Begin with the first line and repeat exactly through the line containing "plt.rcParams['axes.unicode_minus'] = False"; leave every image out.

* Data shown *
--- start ---
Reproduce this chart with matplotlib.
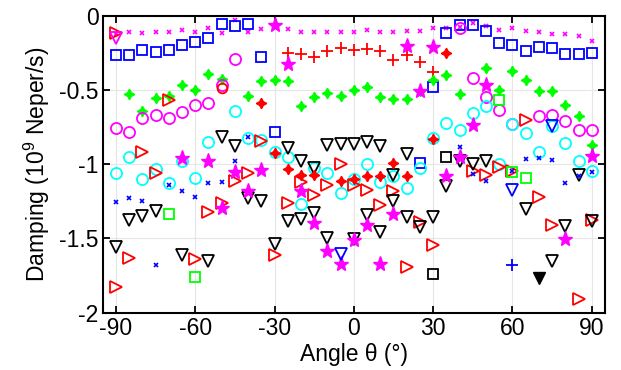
import numpy as np
import matplotlib
matplotlib.use('Agg')
import matplotlib.pyplot as plt
from matplotlib.ticker import FuncFormatter

plt.rcParams['font.family'] = ['Liberation Sans', 'DejaVu Sans']
plt.rcParams['mathtext.fontset'] = 'custom'
plt.rcParams['mathtext.rm'] = 'Liberation Sans'
plt.rcParams['axes.unicode_minus'] = False

# angle axis (degrees)
angles = [-90, -85, -80, -75, -70, -65, -60, -55, -50, -45, -40, -35, -30, -25, -20, -15, -10, -5, 0,
          5, 10, 15, 20, 25, 30, 35, 40, 45, 50, 55, 60, 65, 70, 75, 80, 85, 90]

# damping values (1e9 Neper/s)
mag_x = [-0.12, -0.108, -0.119, -0.112, -0.107, -0.096, -0.107, -0.085, -0.118, -0.029, -0.112, -0.092,
         -0.063, -0.092, -0.112, -0.112, -0.112, -0.112, -0.107, -0.096, -0.112, -0.112, -0.101, -0.101,
         -0.085, -0.085, -0.074, -0.051, -0.069, -0.096, -0.085, -0.101, -0.107, -0.123, -0.123, -0.137, -0.168]

cyan_o = [-1.06, -0.955, -1.10, -1.034, -1.124, -0.98, -1.094, -0.852, np.nan, -0.64, -0.825, -0.84,
          -0.92, -0.95, -1.27, -1.027, -1.06, -1.195, -1.10, -0.998, -1.12, -1.08, -1.16, -1.027,
          -0.825, -0.724, -0.77, -0.653, -0.607, -1.0, -0.73, -0.79, -0.915, -0.742, -0.855, -0.98, -1.043]

blue_sq_ang = [-90, -85, -80, -75, -70, -65, -60, -55, -50, -45, -40, -35, -30, 25, 30,
               35, 40, 45, 50, 55, 60, 65, 70, 75, 80, 85, 90]
blue_sq = [-0.265, -0.265, -0.231, -0.242, -0.231, -0.2, -0.175, -0.148, -0.056, -0.067, -0.056, -0.28,
           -0.78, -0.99, -0.48, -0.118, -0.063, -0.063, -0.103, -0.186, -0.195, -0.238, -0.21, -0.215,
           -0.26, -0.26, -0.25]

red_plus_ang = [-25, -20, -15, -10, -5, 0, 5, 10, 15, 20, 25, 30]
red_plus = [-0.249, -0.26, -0.28, -0.235, -0.22, -0.233, -0.222, -0.235, -0.30, -0.265, -0.31, -0.38]

green_star_ang = [-85, -80, -75, -70, -65, -60, -55, -50, -40, -35, -30, -25, -20, -15, -10, -5, 0,
                  5, 10, 15, 20, 25, 30, 35, 40, 50, 55, 60, 65, 70, 75, 80, 85, 90]
green_star = [-0.527, -0.64, -0.556, -0.54, -0.47, -0.5, -0.39, -0.426, -0.54, -0.44, -0.43, -0.44,
              -0.605, -0.55, -0.52, -0.54, -0.50, -0.478, -0.55, -0.563, -0.56, -0.505, -0.43, -0.40,
              -0.53, -0.352, -0.5, -0.37, -0.43, -0.505, -0.505, -0.6, -0.678, -0.87]

mag_o_ang = [-90, -85, -80, -75, -70, -65, -60, -55, -50, -45, 40, 45, 50, 55, 60, 70, 75, 80, 85, 90]
mag_o = [-0.758, -0.78, -0.69, -0.672, -0.69, -0.652, -0.60, -0.585, -0.466, -0.293, -0.085, -0.417,
         -0.545, -0.635, -0.73, -0.673, -0.67, -0.71, -0.77, -0.77]

red_o_ang = [-50]
red_o = [-0.489]

red_tri_ang = [-90, -90, -85, -80, -75, -70, -60, -55, -50, -45, -40, -35, -30, -25, -20, -15, -10, -5, 0,
               5, 10, 15, 20, 25, 30, 45, 50, 55, 60, 65, 70, 75, 85, 90]
red_tri = [-0.114, -1.828, -1.633, -0.915, -1.06, -0.567, -1.64, -1.325, -1.262, -1.113, -1.06, -0.843,
           -1.61, -1.262, -1.117, -1.207, -1.14, -1.0, -1.14, -1.173, -1.274, -1.184, -1.69, -1.39,
           -1.543, -1.045, -1.072, -1.02, -1.043, -0.705, -1.22, -1.413, -1.908, -1.375]

black_tri_ang = [-90, -85, -80, -75, -65, -55, -50, -45, -40, -35, -30, -25, -25, -20, -20, -15, -15,
                 -10, -10, -5, 0, 0, 5, 5, 10, 10, 15, 15, 20, 20, 25, 30, 35, 40, 45, 50,
                 65, 75, 80, 85, 90]
black_tri = [-1.555, -1.375, -1.35, -1.316, -1.61, -1.65, -0.82, -0.88, -1.23, -1.247, -1.536, -0.892,
             -1.383, -0.982, -1.366, -1.027, -1.328, -0.87, -1.494, -0.863, -0.863, -1.507, -0.848,
             -1.341, -0.877, -1.46, -1.072, -1.25, -0.93, -1.353, -1.425, -1.353, -1.146, -0.982,
             -0.998, -0.976, -1.305, -1.655, -1.418, -1.072, -1.383]

black_tri_filled_ang = [70]
black_tri_filled = [-1.767]

mag_star_ang = [-65, -55, -50, -45, -40, -35, -30, -25, -20, -15, -10, -5, 0, 5, 10, 15, 20, 25, 30,
                35, 40, 45, 50, 80, 90]
mag_star = [-0.96, -0.982, -1.296, -1.05, -1.18, -1.038, -0.063, -0.325, -1.178, -1.397, -1.583, -1.673,
            -1.51, -1.408, -1.673, -1.335, -0.204, -0.509, -0.208, -1.079, -0.949, -0.733, -0.466,
            -1.502, -0.947]

blue_x_ang = [-90, -85, -80, -75, -70, -65, -60, -55, -50, -45, -40, 40, 45, 50, 60, 65, 70, 75, 80, 85, 90]
blue_x = [-1.252, -1.229, -1.247, -1.682, -1.14, -1.184, -1.222, -1.128, -1.121, -0.982, -0.818, -0.883,
          -1.068, -1.11, -1.043, -0.966, -0.96, -0.971, -1.128, -1.083, -1.054]

red_star_ang = [-35, -30, -25, -20, -15, -5, 0, 5, 10, 15, 20, 30, 35]
red_star = [-0.585, -0.922, -1.034, -1.072, -1.072, -1.11, -1.10, -1.079, -1.079, -0.993, -1.079, -0.832, -0.25]

green_sq_ang = [-70, -60, 55, 60, 65]
green_sq = [-1.336, -1.763, -0.567, -1.05, -1.094]

black_sq_ang = [30, 35]
black_sq = [-1.738, -0.953]

blue_tri_ang = [-5, 60, 75]
blue_tri = [-1.604, -1.173, -0.742]

blue_plus_ang = [60]
blue_plus = [-1.678]

mag_tri_ang = [-90]
mag_tri = [-0.152]

fig = plt.figure(figsize=(6.21, 3.70), dpi=100)
ax = fig.add_axes([0.1654, 0.155, 0.8088, 0.8026])

hollow = dict(linestyle='none', markerfacecolor='none', markeredgewidth=1.3)

ax.plot(angles, mag_x, 'x', color='#ff00ff', ms=3.5, mew=1.2, linestyle='none')
ax.plot(blue_sq_ang, blue_sq, 's', color='#0000ff', ms=7, **hollow)
ax.plot(red_plus_ang, red_plus, '+', color='#ff0000', ms=8, mew=1.3, linestyle='none')
ax.plot(green_star_ang, green_star, marker=(4, 1, 0), color='#00ff00', ms=7.5, linestyle='none')
ax.plot(mag_o_ang, mag_o, 'o', color='#ff00ff', ms=8, **hollow)
ax.plot(red_o_ang, red_o, 'o', color='#ff0000', ms=7, **hollow)
ax.plot(angles, cyan_o, 'o', color='#00ffff', ms=8, **hollow)
ax.plot(red_tri_ang, red_tri, '>', color='#ff0000', ms=8, **hollow)
ax.plot(black_tri_ang, black_tri, 'v', color='black', ms=8, **hollow)
ax.plot(black_tri_filled_ang, black_tri_filled, 'v', color='black', ms=8, linestyle='none')
ax.plot(mag_star_ang, mag_star, '*', color='#ff00ff', ms=11, linestyle='none')
ax.plot(blue_x_ang, blue_x, 'x', color='#0000ff', ms=3.5, mew=1.2, linestyle='none')
ax.plot(red_star_ang, red_star, marker=(4, 1, 0), color='#ff0000', ms=7.5, linestyle='none')
ax.plot(green_sq_ang, green_sq, 's', color='#00ff00', ms=7, **hollow)
ax.plot(black_sq_ang, black_sq, 's', color='black', ms=7, **hollow)
ax.plot(blue_tri_ang, blue_tri, 'v', color='#0000ff', ms=8, **hollow)
ax.plot(blue_plus_ang, blue_plus, '+', color='#0000ff', ms=8, mew=1.3, linestyle='none')
ax.plot(mag_tri_ang, mag_tri, 'v', color='#ff00ff', ms=8, **hollow)

ax.set_xlim(-95, 95)
ax.set_ylim(-2, 0)
ax.set_xticks([-90, -60, -30, 0, 30, 60, 90])
ax.set_yticks([-2, -1.5, -1, -0.5, 0])
ax.yaxis.set_major_formatter(FuncFormatter(lambda v, p: '%g' % v))

ax.grid(True, color='#e6e6e6', linewidth=0.8)
ax.set_axisbelow(True)
for s in ax.spines.values():
    s.set_linewidth(1.5)
ax.tick_params(direction='in', top=True, right=True, length=5, width=1.3, labelsize=16.5, pad=3)

ax.set_xlabel('Angle θ (°)', fontsize=16.5, labelpad=2)
ax.set_ylabel('Damping (10$^{9}$ Neper/s)', fontsize=16.5, labelpad=5)

fig.savefig('out.png', dpi=100)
--- end ---
* Answer to this task *
Reproduce this chart with matplotlib.
import numpy as np
import matplotlib
matplotlib.use('Agg')
import matplotlib.pyplot as plt
from matplotlib.ticker import FuncFormatter

plt.rcParams['font.family'] = ['Liberation Sans', 'DejaVu Sans']
plt.rcParams['mathtext.fontset'] = 'custom'
plt.rcParams['mathtext.rm'] = 'Liberation Sans'
plt.rcParams['axes.unicode_minus'] = False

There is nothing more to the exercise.